Naomi Klein, darling of the loonie left, has a new book out called The Shock Doctrine: The Rise of Disaster Capitalism. The basic idea is that the insidious forces of neoliberalism take advantage of wars, economic crises, and natural disasters to impose their evil schemes on disoriented and distracted publics. The career of Milton Friedman, the occupation of Iraq, and the bungled response to Katrina are all supposedly cases in point.


Klein is not a serious person, and in this book she does not mount a serious argument. But she does raise an interesting issue: the political implications of crises. It is certainly true that the waves of liberal reform (political as well as economic) that swept the world in the ’80s and ’90s were often triggered by economic crises. Indeed, I wrote a book on the subject in which I interpreted the current episode of globalization as a response to the often cataclysmic breakdown of various state-dominated models of economic development.


There’s nothing terribly surprising about this. Inertia is a powerful force in politics: every status quo has vested interests that benefit from it, while advocates of change push in all different directions and frequently cancel each other out. A crisis, though, can discredit the status quo and demoralize its supporters, while galvanizing particular pro-reform camps and boosting their credibility. Politics suddenly becomes more fluid; rapid and sweeping changes that had no chance of being enacted beforehand now occur in rapid succession.


But it’s ridiculous to portray this dynamic as somehow uniquely favoring one side of the political spectrum. Recall the great triumphs historically associated with the left: the French Revolution was made possible by the financial distress of the ancien regime; the Paris Commune was founded after defeat at the hands of the Prussians; the Russian Revolution was catalyzed by military failures in World War I.

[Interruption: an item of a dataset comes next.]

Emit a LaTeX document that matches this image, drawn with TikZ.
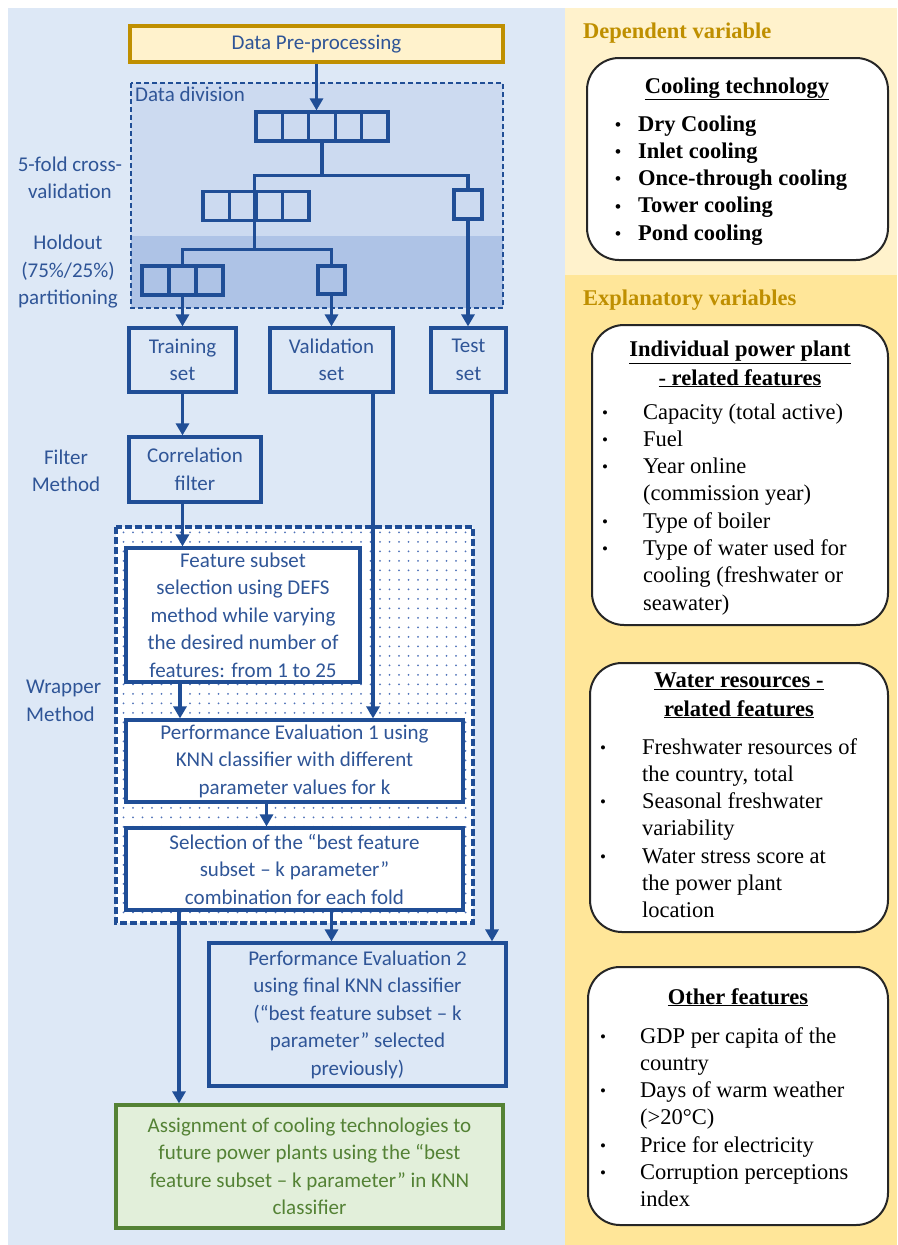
\documentclass[tikz,border=0pt]{standalone}
\usepackage{fontspec}
\setmainfont{Liberation Serif}
\newfontfamily\carlito{Carlito}
\usetikzlibrary{arrows.meta,patterns.meta}
\definecolor{bgblue}{RGB}{221,232,246}
\definecolor{divtop}{RGB}{204,218,240}
\definecolor{divlow}{RGB}{174,195,230}
\definecolor{lineblue}{RGB}{32,78,150}
\definecolor{textblue}{RGB}{47,85,151}
\definecolor{dotblue}{RGB}{80,115,185}
\definecolor{ylight}{RGB}{255,242,204}
\definecolor{ydark}{RGB}{255,230,153}
\definecolor{orangetxt}{RGB}{191,143,0}
\definecolor{greenline}{RGB}{84,130,53}
\definecolor{greenfill}{RGB}{226,239,218}
\newcommand\lefttext{\carlito\fontsize{21}{27.5}\selectfont}
\newcommand\righttext{\fontsize{22.5}{27.3}\selectfont}
\newcommand\bdot{\raisebox{0.03em}{\fontsize{17}{17}\selectfont•}}

\begin{document}
\begin{tikzpicture}[x=1pt, y=-1pt, every node/.style={font=\lefttext, text=textblue},
  box/.style={draw=lineblue, line width=3.2pt, align=center, inner sep=0pt},
  cell/.style={draw=lineblue, line width=3.2pt, inner sep=0pt, minimum width=26.4pt, minimum height=29pt},
  tline/.style={draw=lineblue, line width=3.2pt},
  arr/.style={-{Triangle[length=12pt,width=13pt]}, line width=3.2pt, draw=lineblue},
  side/.style={align=center},
  card/.style={draw=black!85, line width=2pt, fill=white, rounded corners=32pt, inner sep=0pt},
  cardtitle/.style={font=\righttext\bfseries, text=black, anchor=base, align=center, inner sep=0pt},
  cardlist/.style={font=\righttext, text=black, anchor=base west, inner sep=0pt},
  heading/.style={font=\righttext\bfseries, text=orangetxt, anchor=base west, inner sep=0pt}]
\useasboundingbox (0,0) rectangle (897,1245);
% panels
\fill[bgblue] (8,8) rectangle (565,1245);
\fill[ylight] (565,8) rectangle (897,275);
\fill[ydark] (565,275) rectangle (897,1245);
% data division area
\fill[divtop] (131,83) rectangle (503,236);
\fill[divlow] (131,236) rectangle (503,308);
\draw[lineblue, line width=2pt, dash pattern=on 5pt off 3pt] (131,83) rectangle (503,308);
% wrapper area
\draw[lineblue, line width=3.5pt, dash pattern=on 7pt off 3pt, preaction={fill=white}, pattern={Dots[distance=9.5pt,radius=1pt]}, pattern color=dotblue] (116,527) rectangle (473,923);

\node[box, fill=ylight, draw=orangetxt, minimum width=373pt, minimum height=36pt] (pre) at (316.5,44) {Data Pre-processing};
\node[anchor=north west, inner sep=0pt] (divlabel) at (135,87) {Data division};
\foreach \i in {0,...,4} \node[cell] (a\i) at ({269.2+26.4*\i},126.5) {};
\foreach \i in {0,...,3} \node[cell, minimum width=26.5pt] (b\i) at ({216.25+26.5*\i},206) {};
\node[cell, minimum width=28pt] (c) at (468,204.5) {};
\foreach \i in {0,...,2} \node[cell, minimum width=27pt] (d\i) at ({155.5+27*\i},280.5) {};
\node[cell, minimum width=27pt, minimum height=28pt] (e) at (331.5,280) {};

\node[side] (cvlabel) at (70,178) {5-fold cross-\\validation};
\node[side] (holdlabel) at (68,272) {Holdout\\(75\%/25\%)\\partitioning};
\node[side] (filterlabel) at (66,471) {Filter\\Method};
\node[align=left, anchor=west, inner sep=0pt] (wraplabel) at (26,701) {Wrapper\\Method};

\node[box, minimum width=107pt, minimum height=64pt] (train) at (182.5,360) {Training\\set};
\node[box, minimum width=123pt, minimum height=64pt] (valid) at (331.5,360) {Validation\\set};
\node[box, minimum width=75pt, minimum height=64pt] (test) at (468.5,360) {Test\\set};
\node[box, minimum width=132pt, minimum height=65pt] (corr) at (195,469.5) {Correlation\\filter};
\node[box, fill=white, minimum width=234pt, minimum height=134pt] (feat) at (243,615) {Feature subset\\selection using DEFS\\method while varying\\the desired number of\\features: from 1 to 25};
\node[box, fill=white, minimum width=337pt, minimum height=82pt] (pe1) at (294.5,761) {Performance Evaluation 1 using\\KNN classifier with different\\parameter values for k};
\node[box, fill=white, minimum width=337pt, minimum height=82pt] (sel) at (294.5,869) {Selection of the “best feature\\subset – k parameter”\\combination for each fold};
\node[box, minimum width=297pt, minimum height=143pt] (pe2) at (357.5,1014.5) {Performance Evaluation 2\\using final KNN classifier\\(“best feature subset – k\\parameter” selected\\previously)};
\node[box, draw=greenline, fill=greenfill, text=greenline, minimum width=387pt, minimum height=123pt] (assign) at (309.5,1166.5) {Assignment of cooling technologies to\\future power plants using the “best\\feature subset – k parameter” in KNN\\classifier};

% tree of the data division
\draw[arr] (pre.south) -- (pre.south |- a2.north);
\draw[tline] (a2.south) -- ++(0,33) coordinate (j1);
\draw[tline] (b2.north west) |- (j1) -| (c.north);
\draw[tline] (b2.north west) -- (b2.south west) -- ++(0,27) coordinate (j2);
\draw[tline] (d1.north) |- (j2) -| (e.north);
\draw[arr] (d1.south) -- (train.north);
\draw[arr] (e.south) -- (valid.north);
\draw[arr] (c.south) -- (c.south |- test.north);
% flow
\draw[arr] (train.south) -- (train.south |- corr.north);
\draw[arr] (corr.south -| train) -- (feat.north -| train);
\draw[arr] ([xshift=-63pt]feat.south) -- ([xshift=-63pt]feat.south |- pe1.north);
\draw[arr] ([xshift=41.5pt]valid.south) -- ([xshift=41.5pt]valid.south |- pe1.north);
\draw[arr] ([xshift=-28pt]pe1.south) -- ([xshift=-28pt]pe1.south |- sel.north);
\draw[arr] ([xshift=-115.5pt]sel.south) -- ([xshift=-115.5pt]sel.south |- assign.north);
\draw[arr] (sel.south -| e) -- (pe2.north -| e);
\draw[arr] ([xshift=23.5pt]test.south) -- ([xshift=23.5pt]test.south |- pe2.north);

% variables
\node[heading] (dephead) at (583,38) {Dependent variable};
\node[heading] (exphead) at (583,305) {Explanatory variables};
\node[card, minimum width=301pt, minimum height=202pt] (cool) at (737.5,159) {};
\node[cardtitle] (cooltitle) at (737,93) {\underline{Cooling technology}};
\node[cardlist, font=\righttext\bfseries] (coollist) at (615,131) {\begin{tabular}[t]{@{}l@{\hspace{17pt}}l@{}}
\bdot & Dry Cooling\\ \bdot & Inlet cooling\\ \bdot & Once-through cooling\\ \bdot & Tower cooling\\ \bdot & Pond cooling\end{tabular}};
\node[card, minimum width=296pt, minimum height=300pt] (indiv) at (740,475) {};
\node[cardtitle] (indivtitle) at (740,385) {\underline{Individual power plant}\\[0.8pt]\underline{- related features}};
\node[cardlist] (indivlist) at (602,419) {\begin{tabular}[t]{@{}l@{\hspace{35pt}}l@{}}
\bdot & Capacity (total active)\\ \bdot & Fuel\\ \bdot & Year online\\ & (commission year)\\ \bdot & Type of boiler\\ \bdot & Type of water used for\\ & cooling (freshwater or\\ & seawater)\end{tabular}};
\node[card, minimum width=298pt, minimum height=269pt] (water) at (739,797.5) {};
\node[cardtitle] (watertitle) at (739,716) {\underline{Water resources -}\\[0.8pt]\underline{related features}};
\node[cardlist] (waterlist) at (600,754) {\begin{tabular}[t]{@{}l@{\hspace{36pt}}l@{}}
\bdot & Freshwater resources of\\ & the country, total\\ \bdot & Seasonal freshwater\\ & variability\\ \bdot & Water stress score at\\ & the power plant\\ & location\end{tabular}};
\node[card, minimum width=300pt, minimum height=258pt] (other) at (738,1096) {};
\node[cardtitle] (othertitle) at (738,1004) {\underline{Other features}};
\node[cardlist] (otherlist) at (600,1043) {\begin{tabular}[t]{@{}l@{\hspace{34pt}}l@{}}
\bdot & GDP per capita of the\\ & country\\ \bdot & Days of warm weather\\ & (>20°C)\\ \bdot & Price for electricity\\ \bdot & Corruption perceptions\\ & index\end{tabular}};
\end{tikzpicture}
\end{document}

In our own country, it was a one-two punch of cataclysms – the Great Depression, followed by World War II — that brought Big Government to the United States and then consolidated its hold. The unprecedented economic collapse made traditional American attitudes of laissez faire and individual responsibility seem hopelessly outdated; by contrast, the frenetic activity of the New Deal, regardless of the decidedly mixed results, projected boldness and vigor and hope. The subsequent mass mobilization for total war reinforced the shift in political culture. If you watched any of the wonderful new Ken Burns documentary on “The War,” you saw that the “home front” wasn’t just an expression: the diversion of the country’s industrial might to war production, price controls and rationing, extremely high tax rates, war bond drives, and incessant propaganda combined to thoroughly collectivize American society. And it worked: the economy boomed, people reaped the psychological satisfactions of banding together against a common and abominably evil enemy, and in the end America triumphed.


Today people on the left are filled with nostalgia for the political economy of the early postwar decades. I don’t think many of them recognize, though, how heavily their Golden Age depended on the lingering economic and cultural effects of destruction on a mind-boggling scale. They call themselves progressives, yet they pine for the good old days of disaster collectivism.